Beast rose fast and took over, holding me down, her claws in my mind, painful. I held on to the seat arms again, breathing in through mouth and nose, smelling, tasting, parsing the scents. It was . . . amazing was too trite a word. Too overused. I had no word for the aromatic mixture. It was yellow like sunlight, and red like iron-rich earth. It sang of scarlet and sun and iron, with rare blues and greens, and the land stretched out farfarfar. Magic tingled on the air, the magic of the earth itself, still alive here in this place. Beast wanted to Hunt! Now!
With a hard shove, I pushed Beast back down and unbuckled the belt. Stood. Pulled on my boots—Lucchese western dress boots, dark green snakeskin with a four-inch toe and a three-inch heel—seriously cool boots, the color matching the green vest I wore over the black silk button-front shirt that was unbuttoned to show off a bit of chest.
I unlocked the weapons cabinet where my weapons—both edged and handguns—had been secured for the trip and did a quick but careful check of each. They had thumped around a bit in flight, but nothing had been damaged. I strapped on the shoulder harness for the Heckler & Koch nine-mil under my left arm, checked the .32 six-shooter in one boot holster, and slid a two-shot derringer under my braids. All the guns were loaded for vamp, with silver—which worked well on blood-servants too. I’d checked the weapons exhaustively in New Orleans, and I’d check them again in the car.

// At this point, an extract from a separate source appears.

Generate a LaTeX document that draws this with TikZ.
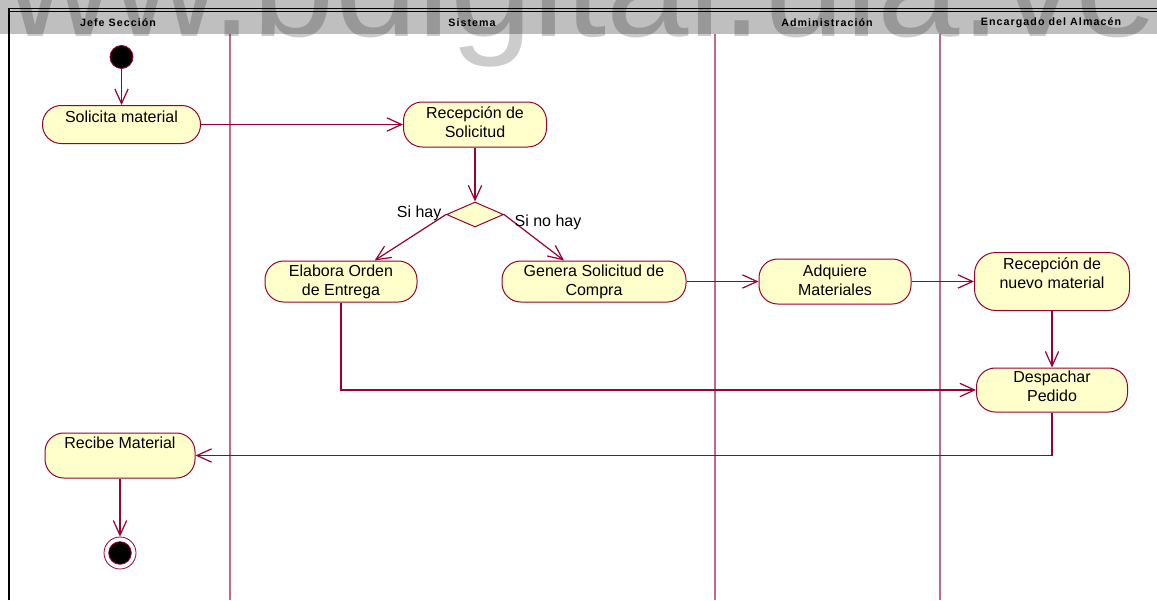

It wasn’t obsessive-compulsive disorder. Really. It was survival instinct, honed over the years.
I adjusted a new vamp-killer in the sheath of my other boot, carefully and deliberately not recalling the way I lost the old one. That was one of the memories I tried not to think about. The blade was half knife, half small sword, with a deep blood groove along its eighteen-inch length and heavy silver plating except for the sharp, steel cutting edge. Strapped to my waist, under the vest, went two more silvered blades and three backup silver stakes in sheaths and loops. I was going armed to the teeth, into the clan home of a vamp who had once been loyal to Leo and now was under the control of another. A sick vamp. Vampires were unpredictable at best. As Leo’s self-proclaimed Enforcer—which was going to cause me trouble, I just knew it—I was expected to be armed. Everywhere, everywhen.

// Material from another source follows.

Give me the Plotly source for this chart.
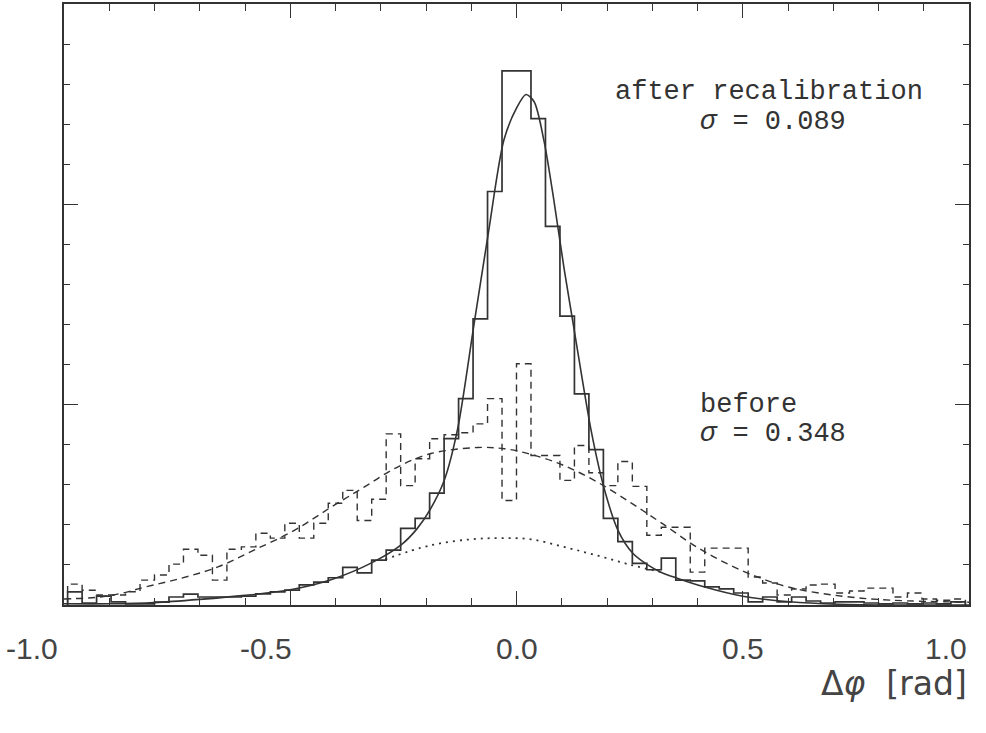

Normally, half a dozen silver crosses were around my neck, my waist, and tucked into my clothes, but at the moment, there was no reason to cause pain to my hostess on my unexpected and unannounced visit. I carried only one, sterling, in a lead-foil-lined vest pocket. I twisted my tightly braided black hair into a fighting queue around the derringer, and slid four silver-tipped, ash-wood stakes into the bun as hair sticks. I hooked the silver-over-titanium collar around my neck. Protection against vamp-fangs, vamp-hunger, and vamp-anger. Into a pants pocket I tucked a mountain lion fang. I had begun to carry the fetish I used for emergency shifting more often, as my job working for vamps, rather than just staking them, seemed to result in more life-threatening violence, not less.

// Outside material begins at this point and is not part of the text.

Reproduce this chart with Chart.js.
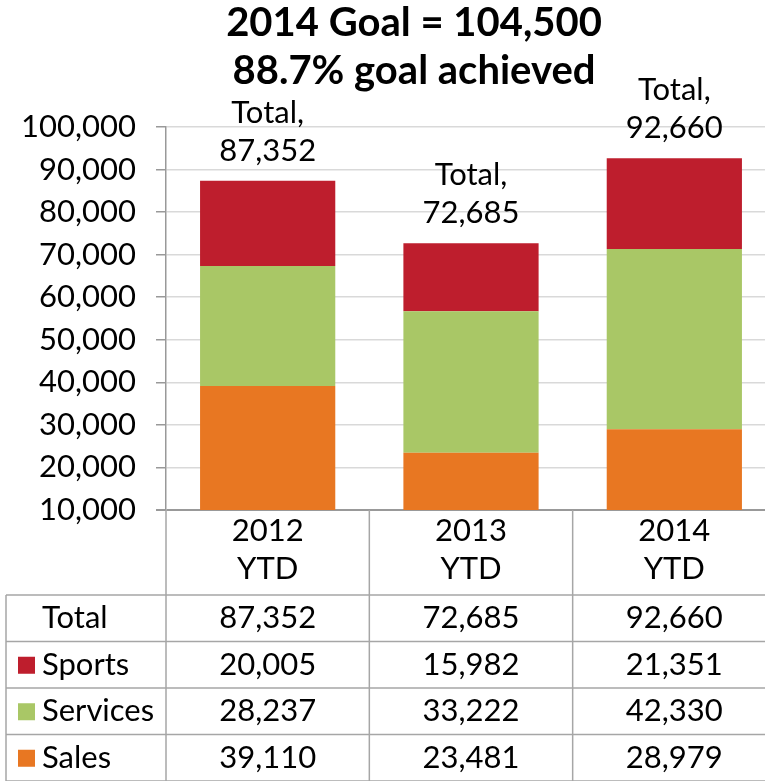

Lastly, I pulled on my summer-weight wool jacket and clumsily adjusted the fit. It was a gesture I’d been taught to do by the woman who had designed the clothing. It felt silly, but the small tug made my weapons hang right. Though it was November, it was too warm for my silver-studded, armored leather, and I felt naked without it; nothing protected against vamp claws and fangs like silver and leather. But, despite the weapons, this visit was not a challenge, a hunt, or an act of war; it was a fact-finding mission to discover who the enemy was. With the letter of introduction in my pocket, I was supposed to be safe even without the armor. Not that “supposed to be” ever meant anything in my line of work.